**Data shown:**
Begin
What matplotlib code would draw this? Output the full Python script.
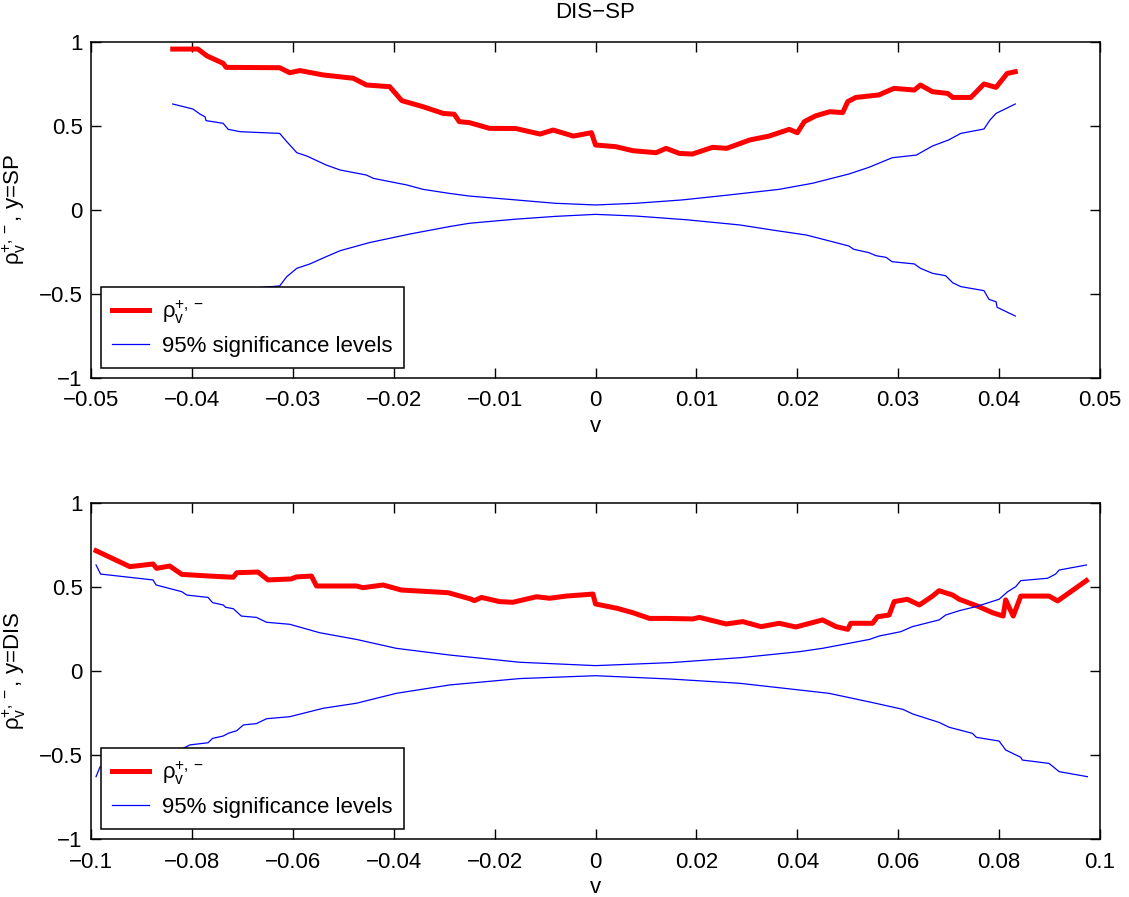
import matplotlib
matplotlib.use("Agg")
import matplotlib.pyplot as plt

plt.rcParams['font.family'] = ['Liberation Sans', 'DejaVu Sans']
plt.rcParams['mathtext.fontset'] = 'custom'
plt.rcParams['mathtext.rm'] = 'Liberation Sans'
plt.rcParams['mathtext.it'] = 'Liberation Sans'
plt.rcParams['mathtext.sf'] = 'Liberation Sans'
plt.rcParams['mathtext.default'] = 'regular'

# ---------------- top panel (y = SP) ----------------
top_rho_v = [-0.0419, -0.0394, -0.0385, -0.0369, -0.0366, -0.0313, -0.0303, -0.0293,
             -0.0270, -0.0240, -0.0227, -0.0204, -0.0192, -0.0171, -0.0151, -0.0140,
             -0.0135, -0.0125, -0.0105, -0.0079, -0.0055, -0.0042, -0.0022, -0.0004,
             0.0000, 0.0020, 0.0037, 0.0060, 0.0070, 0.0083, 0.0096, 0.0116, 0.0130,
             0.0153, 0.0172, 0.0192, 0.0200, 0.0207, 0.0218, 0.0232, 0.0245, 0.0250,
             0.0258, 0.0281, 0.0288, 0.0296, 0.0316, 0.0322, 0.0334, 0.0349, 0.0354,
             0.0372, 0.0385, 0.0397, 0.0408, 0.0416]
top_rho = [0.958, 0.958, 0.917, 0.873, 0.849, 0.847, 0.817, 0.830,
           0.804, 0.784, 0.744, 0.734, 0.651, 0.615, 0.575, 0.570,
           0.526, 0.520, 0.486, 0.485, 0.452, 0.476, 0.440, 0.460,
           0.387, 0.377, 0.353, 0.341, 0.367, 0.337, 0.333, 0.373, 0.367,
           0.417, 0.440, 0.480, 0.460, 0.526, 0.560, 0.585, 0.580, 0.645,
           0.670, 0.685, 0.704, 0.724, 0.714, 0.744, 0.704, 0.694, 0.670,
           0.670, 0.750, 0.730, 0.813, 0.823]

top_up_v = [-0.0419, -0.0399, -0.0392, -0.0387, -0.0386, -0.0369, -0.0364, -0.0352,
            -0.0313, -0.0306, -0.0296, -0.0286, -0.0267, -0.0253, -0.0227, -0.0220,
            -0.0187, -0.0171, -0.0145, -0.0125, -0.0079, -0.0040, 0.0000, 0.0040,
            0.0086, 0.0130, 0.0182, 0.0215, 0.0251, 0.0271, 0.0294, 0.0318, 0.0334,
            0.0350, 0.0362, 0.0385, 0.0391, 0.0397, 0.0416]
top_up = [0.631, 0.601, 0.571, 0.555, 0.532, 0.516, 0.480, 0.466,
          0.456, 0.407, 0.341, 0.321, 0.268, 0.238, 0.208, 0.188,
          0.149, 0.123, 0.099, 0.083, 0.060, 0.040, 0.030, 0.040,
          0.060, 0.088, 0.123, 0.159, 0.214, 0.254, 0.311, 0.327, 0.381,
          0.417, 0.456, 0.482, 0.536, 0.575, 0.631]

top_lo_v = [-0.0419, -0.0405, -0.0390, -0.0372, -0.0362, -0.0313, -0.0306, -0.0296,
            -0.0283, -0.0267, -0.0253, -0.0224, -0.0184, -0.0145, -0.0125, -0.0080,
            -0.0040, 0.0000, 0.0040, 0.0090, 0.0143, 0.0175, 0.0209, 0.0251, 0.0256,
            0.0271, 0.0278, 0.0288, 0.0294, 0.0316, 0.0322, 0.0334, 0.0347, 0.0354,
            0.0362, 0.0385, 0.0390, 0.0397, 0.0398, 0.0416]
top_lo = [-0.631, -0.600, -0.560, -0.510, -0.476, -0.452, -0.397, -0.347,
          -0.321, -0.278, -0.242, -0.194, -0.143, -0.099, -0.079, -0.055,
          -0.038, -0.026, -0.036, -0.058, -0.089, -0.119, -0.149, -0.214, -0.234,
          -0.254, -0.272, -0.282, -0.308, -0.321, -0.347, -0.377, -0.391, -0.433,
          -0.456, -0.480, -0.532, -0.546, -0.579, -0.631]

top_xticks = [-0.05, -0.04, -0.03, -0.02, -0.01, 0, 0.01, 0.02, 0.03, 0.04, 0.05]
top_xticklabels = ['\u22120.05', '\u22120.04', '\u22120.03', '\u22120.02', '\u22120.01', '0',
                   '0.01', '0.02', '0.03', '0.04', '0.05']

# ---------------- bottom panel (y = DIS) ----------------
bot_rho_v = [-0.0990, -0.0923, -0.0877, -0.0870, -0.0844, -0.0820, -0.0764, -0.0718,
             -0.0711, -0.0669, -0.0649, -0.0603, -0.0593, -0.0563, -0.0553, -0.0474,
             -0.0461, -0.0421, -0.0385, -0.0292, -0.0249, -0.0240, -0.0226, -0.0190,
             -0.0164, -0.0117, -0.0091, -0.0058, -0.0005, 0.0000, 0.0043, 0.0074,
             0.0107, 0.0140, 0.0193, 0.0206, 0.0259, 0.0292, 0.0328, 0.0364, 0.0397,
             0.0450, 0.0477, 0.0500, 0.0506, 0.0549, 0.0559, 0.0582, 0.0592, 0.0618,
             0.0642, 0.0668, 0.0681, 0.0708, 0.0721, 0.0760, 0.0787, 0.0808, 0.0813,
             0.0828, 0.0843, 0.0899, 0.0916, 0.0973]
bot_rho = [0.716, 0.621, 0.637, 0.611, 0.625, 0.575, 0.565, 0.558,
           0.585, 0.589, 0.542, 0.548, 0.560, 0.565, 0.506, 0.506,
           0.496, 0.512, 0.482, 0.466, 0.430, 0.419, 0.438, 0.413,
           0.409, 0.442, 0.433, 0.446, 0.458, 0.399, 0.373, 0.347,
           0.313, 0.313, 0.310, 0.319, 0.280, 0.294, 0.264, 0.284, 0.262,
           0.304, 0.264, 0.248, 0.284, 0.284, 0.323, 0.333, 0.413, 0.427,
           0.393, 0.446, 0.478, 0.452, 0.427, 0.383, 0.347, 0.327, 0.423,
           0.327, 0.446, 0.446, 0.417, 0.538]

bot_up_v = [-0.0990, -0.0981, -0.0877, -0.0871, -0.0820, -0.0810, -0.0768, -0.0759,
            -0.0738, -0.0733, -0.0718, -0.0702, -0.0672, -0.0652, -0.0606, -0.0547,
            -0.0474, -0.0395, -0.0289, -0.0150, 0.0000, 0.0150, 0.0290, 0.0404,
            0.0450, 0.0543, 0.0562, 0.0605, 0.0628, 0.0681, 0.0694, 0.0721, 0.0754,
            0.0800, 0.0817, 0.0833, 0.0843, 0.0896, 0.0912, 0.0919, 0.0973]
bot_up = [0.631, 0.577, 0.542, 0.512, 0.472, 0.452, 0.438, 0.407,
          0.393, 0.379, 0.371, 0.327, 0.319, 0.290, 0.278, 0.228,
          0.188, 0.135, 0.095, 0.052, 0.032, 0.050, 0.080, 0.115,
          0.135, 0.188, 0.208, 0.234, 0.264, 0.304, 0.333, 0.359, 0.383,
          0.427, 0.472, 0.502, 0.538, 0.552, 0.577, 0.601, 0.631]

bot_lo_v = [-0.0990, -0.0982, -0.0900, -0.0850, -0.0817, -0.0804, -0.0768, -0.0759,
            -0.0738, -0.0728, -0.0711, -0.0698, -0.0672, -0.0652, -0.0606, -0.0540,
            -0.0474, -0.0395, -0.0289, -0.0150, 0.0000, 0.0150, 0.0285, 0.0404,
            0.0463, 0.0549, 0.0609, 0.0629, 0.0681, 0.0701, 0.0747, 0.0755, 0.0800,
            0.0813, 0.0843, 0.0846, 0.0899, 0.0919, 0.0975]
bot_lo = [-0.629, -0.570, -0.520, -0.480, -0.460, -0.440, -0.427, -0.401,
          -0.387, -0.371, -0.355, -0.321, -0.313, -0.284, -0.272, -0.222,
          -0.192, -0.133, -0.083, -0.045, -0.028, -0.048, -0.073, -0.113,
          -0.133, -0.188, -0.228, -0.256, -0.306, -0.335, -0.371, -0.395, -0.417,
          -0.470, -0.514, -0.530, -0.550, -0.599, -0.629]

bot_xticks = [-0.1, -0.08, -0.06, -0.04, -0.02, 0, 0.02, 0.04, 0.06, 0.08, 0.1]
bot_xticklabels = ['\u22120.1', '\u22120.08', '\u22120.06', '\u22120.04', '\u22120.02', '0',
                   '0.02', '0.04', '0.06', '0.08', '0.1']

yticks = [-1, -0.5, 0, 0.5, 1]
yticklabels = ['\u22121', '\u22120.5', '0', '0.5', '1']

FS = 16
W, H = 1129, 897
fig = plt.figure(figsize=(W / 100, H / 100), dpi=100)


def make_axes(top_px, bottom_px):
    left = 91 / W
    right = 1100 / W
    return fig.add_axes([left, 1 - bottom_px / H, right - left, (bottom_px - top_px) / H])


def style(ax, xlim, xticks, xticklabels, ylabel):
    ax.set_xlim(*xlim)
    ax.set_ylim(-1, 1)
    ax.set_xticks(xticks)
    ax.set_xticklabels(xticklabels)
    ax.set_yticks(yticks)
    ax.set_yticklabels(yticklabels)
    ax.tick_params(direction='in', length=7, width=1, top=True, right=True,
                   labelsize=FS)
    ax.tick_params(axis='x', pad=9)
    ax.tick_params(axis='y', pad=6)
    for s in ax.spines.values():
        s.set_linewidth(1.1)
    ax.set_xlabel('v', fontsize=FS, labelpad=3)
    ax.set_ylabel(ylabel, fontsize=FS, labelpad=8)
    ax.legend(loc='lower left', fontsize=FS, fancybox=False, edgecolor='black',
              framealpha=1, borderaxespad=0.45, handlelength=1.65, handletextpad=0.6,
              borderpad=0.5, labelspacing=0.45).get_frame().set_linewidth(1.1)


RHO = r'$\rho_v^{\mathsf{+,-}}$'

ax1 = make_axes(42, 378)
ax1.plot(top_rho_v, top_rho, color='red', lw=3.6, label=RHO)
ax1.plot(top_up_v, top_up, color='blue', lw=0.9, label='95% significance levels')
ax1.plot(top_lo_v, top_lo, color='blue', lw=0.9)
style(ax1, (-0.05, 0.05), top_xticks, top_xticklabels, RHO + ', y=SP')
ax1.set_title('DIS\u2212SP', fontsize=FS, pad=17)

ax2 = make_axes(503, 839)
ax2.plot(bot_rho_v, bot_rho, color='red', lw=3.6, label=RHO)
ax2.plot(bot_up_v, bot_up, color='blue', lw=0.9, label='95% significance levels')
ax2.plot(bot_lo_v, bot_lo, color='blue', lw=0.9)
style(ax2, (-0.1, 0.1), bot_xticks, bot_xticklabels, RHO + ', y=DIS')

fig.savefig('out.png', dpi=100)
End
Restate the material word for word from its first line through the line containing "plt.rcParams['mathtext.default'] = 'regular'", both included; the pictures do not belong in it.

**Task output:**
What matplotlib code would draw this? Output the full Python script.
import matplotlib
matplotlib.use("Agg")
import matplotlib.pyplot as plt

plt.rcParams['font.family'] = ['Liberation Sans', 'DejaVu Sans']
plt.rcParams['mathtext.fontset'] = 'custom'
plt.rcParams['mathtext.rm'] = 'Liberation Sans'
plt.rcParams['mathtext.it'] = 'Liberation Sans'
plt.rcParams['mathtext.sf'] = 'Liberation Sans'
plt.rcParams['mathtext.default'] = 'regular'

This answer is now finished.